After studying abroad in France for a semester, I'm convinced that the food tastes better than anything I've ever eaten, and the coffee in France is no exception. However, if you show up at a French café expecting to order a nonfat venti drink with almond milk, you may be in for a shock. 

French coffee menus confused me during my first couple weeks in the country, so I created this guide to explain the different types of coffee and how to order them. One of the biggest differences between coffee in France versus coffee in the U.S. is that the French rarely take their coffee to go, so you'll likely receive strange reactions if you ask for a Styrofoam cup.

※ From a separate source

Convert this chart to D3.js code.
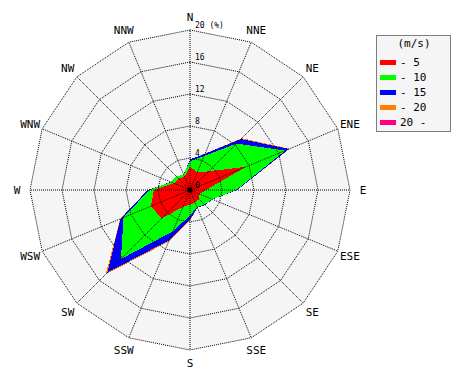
<!DOCTYPE html>
<html>
<head>
<meta charset="utf-8">
<script src="https://cdn.jsdelivr.net/npm/d3@7"></script>
<style>
  body { margin: 0; background: #fff; }
  text { font-family: "DejaVu Sans Mono", monospace; fill: #000; }
</style>
</head>
<body>
<svg width="470" height="380"></svg>
<script>
// wind directions, clockwise from north
var dirs = ["N","NNE","NE","ENE","E","ESE","SE","SSE","S","SSW","SW","WSW","W","WNW","NW","NNW"];
var classes = ["- 5", "- 10", "- 15", "- 20", "20 -"];
var colors = ["#ff0000", "#00ff00", "#0000ff", "#ff8000", "#ff0080"];

// frequency (%) of each speed class per direction
var spd5  = [2.9, 2.4, 3.3, 7.6, 2.0, 1.3, 1.6, 1.7, 1.8, 2.3, 5.0, 5.3, 4.5, 2.2, 2.0, 1.8];
var spd10 = [0.7, 2.2, 4.9, 5.3, 3.8, 1.7, 1.0, 0.6, 1.4, 3.3, 7.2, 3.7, 0.6, 0.4, 0.4, 0.3];
var spd15 = [0.2, 0.3, 0.8, 0.5, 0.1, 0.05, 0.05, 0.1, 0.5, 1.2, 2.4, 0.4, 0.2, 0, 0, 0];
var spd20 = [0, 0.05, 0.15, 0.1, 0, 0, 0, 0, 0.15, 0.2, 0.3, 0.05, 0, 0, 0, 0];
var spd20p = [0, 0, 0, 0, 0, 0, 0, 0, 0, 0, 0, 0, 0, 0, 0, 0];

var ticks = [4, 8, 12, 16, 20];

var svg = d3.select("svg"),
    cx = 190, cy = 190, R = 160;

var r = d3.scaleLinear().domain([0, 20]).range([0, R]);
var ang = d3.scaleLinear().domain([0, dirs.length]).range([0, 2 * Math.PI]);

var series = [spd5, spd10, spd15, spd20, spd20p];
var data = dirs.map(function(d, i) {
  var o = {dir: d};
  classes.forEach(function(c, k) { o[c] = series[k][i]; });
  return o;
});
var stacked = d3.stack().keys(classes)(data);

var g = svg.append("g").attr("transform", "translate(" + cx + "," + cy + ")");

var radial = d3.lineRadial()
    .angle(function(d, i) { return ang(i); })
    .curve(d3.curveLinearClosed);

// background
g.append("path")
    .attr("d", radial.radius(function() { return r(20); })(dirs))
    .attr("fill", "#f5f5f5");

// rose: outer classes first, inner ones over them
g.selectAll(".layer")
  .data(stacked.slice().reverse())
  .enter().append("path")
    .attr("class", "layer")
    .attr("d", function(s) { return radial.radius(function(d) { return r(d[1]); })(s); })
    .attr("fill", function(s) { return colors[s.index]; })
    .attr("shape-rendering", "crispEdges");

// grid rings
g.selectAll(".ring")
  .data(ticks)
  .enter().append("path")
    .attr("class", "ring")
    .attr("d", function(t) { return radial.radius(function() { return r(t); })(dirs); })
    .attr("fill", "none")
    .attr("stroke", "#000")
    .attr("stroke-dasharray", "1,1");

// spokes
g.selectAll(".spoke")
  .data(dirs)
  .enter().append("line")
    .attr("class", "spoke")
    .attr("x1", 0).attr("y1", 0)
    .attr("x2", function(d, i) { return r(20) * Math.sin(ang(i)); })
    .attr("y2", function(d, i) { return -r(20) * Math.cos(ang(i)); })
    .attr("stroke", "#000")
    .attr("stroke-dasharray", "1,1");

g.append("circle").attr("r", 2.5).attr("fill", "#000");

// direction labels
g.selectAll(".dlab")
  .data(dirs)
  .enter().append("text")
    .attr("class", "dlab")
    .attr("x", function(d, i) { return (R + 13) * Math.sin(ang(i)); })
    .attr("y", function(d, i) { return -(R + 13) * Math.cos(ang(i)); })
    .attr("dy", "0.36em")
    .attr("text-anchor", "middle")
    .style("font-size", "11px")
    .text(function(d) { return d; });

// radial tick labels
g.selectAll(".tlab")
  .data([0].concat(ticks))
  .enter().append("text")
    .attr("class", "tlab")
    .attr("x", 5)
    .attr("y", function(t) { return -r(t) - 2; })
    .style("font-size", "8px")
    .text(function(t) { return t == 20 ? "20 (%)" : t; });

// legend
var leg = svg.append("g").attr("transform", "translate(376,35)");
leg.append("rect")
    .attr("x", 0.5).attr("y", 0.5)
    .attr("width", 74).attr("height", 96)
    .attr("fill", "#f5f5f5")
    .attr("stroke", "#000")
    .attr("stroke-dasharray", "1,1");
leg.append("text")
    .attr("x", 38).attr("y", 12)
    .attr("text-anchor", "middle")
    .style("font-size", "11px")
    .text("(m/s)");
var item = leg.selectAll(".item")
  .data(classes)
  .enter().append("g")
    .attr("class", "item")
    .attr("transform", function(d, i) { return "translate(4," + (25 + i * 15) + ")"; });
item.append("rect")
    .attr("width", 16).attr("height", 5)
    .attr("fill", function(d, i) { return colors[i]; });
item.append("text")
    .attr("x", 20).attr("y", 6)
    .style("font-size", "11px")
    .text(function(d) { return d; });
</script>
</body>
</html>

Some of my favorite moments spent in France occurred at cafés where I spent lazy afternoons sipping a coffee and journaling, and trying authentic French coffee will only enhance your experience in the country. Here are the most common types of French coffee, followed by tips for ordering and café culture. 


The most basic type of coffee, a café (which, amusingly, you order at a café), is similar to a small, plain coffee you would order in the States. Coffee in France comes in smaller sizes than in the U.S., but you can always order more if you aren't getting your caffeine fix. When you order un café, the server may give you other options, as explained below.


This term is familiar to us Americans—basically, it's just a shot of espresso in a cute, tiny cup. It's strong and serves as a great morning pick-me-up. If one shot isn't enough, you can order a double espresso.


Laura Santi

A similar size to an espresso, a noisette is a shot of espresso with a dash of milk and foam. It's sweet and is often served with a tiny piece of chocolate candy, which you can stir into the drink to get that perfect, chocolatey flavor. 

Café Crème

Laura Santi

My personal favorite, a café crème is the closest thing you'll find to a latte. It comes in a size closer to standard coffee sizes in the U.S., and is topped with foam. Most French cafés serve coffee with a packet or two of sugar on the side and a small biscuit or candy, so if you prefer your coffee on the sweeter side, you can stir the sugar in and dip the biscuit into it. The café au lait is very similar, just without the foam.

Café Viennoise

Laura Santi

A combination of coffee and hot chocolate, a café viennoise satisfies your sweet tooth while still giving you that boost of caffeine. It often comes topped with chocolate shavings and chantilly (whipped cream). It's probably the closest French coffee drink to the overly sugary American coffees, so if you're craving that Starbucks caramel brulée Frappuccino, drink up.

Dos and Don'ts

The French are extremely proud of their food, and for good reason—I still haven't found equivalents back home. Because they make such wonderful food and take pride in the art of cuisine, they consider it rude to ask to change a menu item or order something not on the menu. Don't ask for a coffee drink you are used to ordering back home, or ask for syrup or dairy alternatives. Order what is on the menu, and if you are lactose-intolerant or vegan, the espresso is a safe bet.

If you want to try ordering in French, the easiest way to place an order is to say "Je prends" or "Je voudrais..." followed by the coffee name. If you are seated at a café table without a menu and know which coffee you want, place your order when the server comes, as all of the above coffees are likely to be served at any French establishment. Bon appétit.